Amazon could see its tax bill jump by £29 million next year as a result of changes to business rates that is set to hit warehouses and online retailers the hardest.
The online retail giant is likely to be among the companies facing big tax hikes in the UK following the Chancellor’s autumn statement, according to new analysis from real estate adviser Altus Group.
Meanwhile flagship department stores and hotels could shave millions off their tax bills as bricks and mortar retailers receive greater support.
This is because the Government is shaking up the business rates system and revaluing more than half a million retail properties across England and Wales.
New rateable values, which are used to calculate the business rates tax, will be based upon property values as of April 1, 2021.
That means that the pandemic “winners”, such as online retailers, will see a tax hike while the pandemic “losers”, like physical stores, could see their taxes fall.
One of Amazon’s delivery stations in Longtown, Cumbria, will face a surge in its rateable value by 145%, from £154,000 to £377,500, Altus said.
Amazon’s overall business rates will rise by around £28.75 million next year and could cost the online giant about £100 million in extra tax over three years, taking into account inflation and before any tax relief is claimed.

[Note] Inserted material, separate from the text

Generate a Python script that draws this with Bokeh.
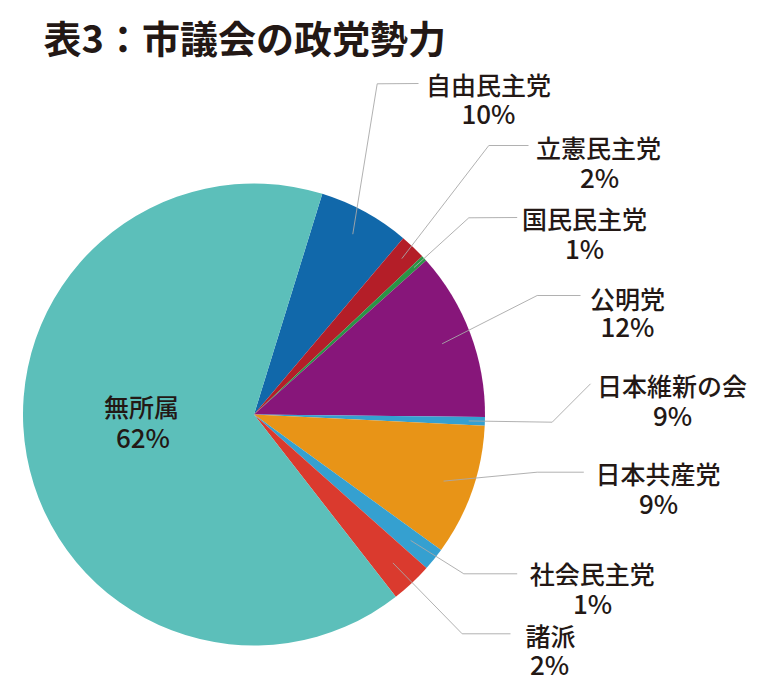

Amazon has already reported an escalation in the amount it handed over to the taxman after the pandemic-fuelled online shopping boom.
In July, it said its total tax contribution lifted to £2.77 billion from £1.55 billion a year earlier.
However, Altus warned that smaller occupiers of industrial buildings and warehouses are at risk of financial collapse as a result of tax hikes piled on top of soaring costs.
Its UK president Robert Hayton said: “Most industrial buildings aren’t big sheds occupied by online retailers but house economy incubators, start-ups, and employment-supporting manufacturers.
“It feels like the valuers of the new draft lists have deployed a one size fits all approach, and this could be hugely damaging.”
He added that the “market distortion” following the unusual Covid period is likely to lead to hardship for many already-struggling businesses.
In a letter to Chancellor Jeremy Hunt, the UK Warehousing Association said: “The antecedent valuation date of April 2021 is unfair: warehousing was supporting the economy during lockdown and consequently values were disproportionately high compared to other sectors.”
On the other hand, department stores Harrods and Selfridges, which have seen values plummet since the pandemic, could see combined savings of around £15 million.
The Government said it was addressing the “bricks v clicks” tax imbalance, designed to support the high-street and ensure retailers are not overpaying tax when the value of their property has plummeted.
Furthermore, the Chancellor scrapped a potential online sales tax which was expected to ease the tax burden shouldered by physical stores over their online rivals.
A spokesperson at Amazon said: “We made a total tax contribution of £2.77 billion during 2021 – £648 million in direct taxes and £2.13 billion in indirect taxes.
“Based on analysis from PwC, Amazon ranks in the top 15 largest private sector taxpayers in the UK for taxes borne and collected, as well as for overall total tax contribution.”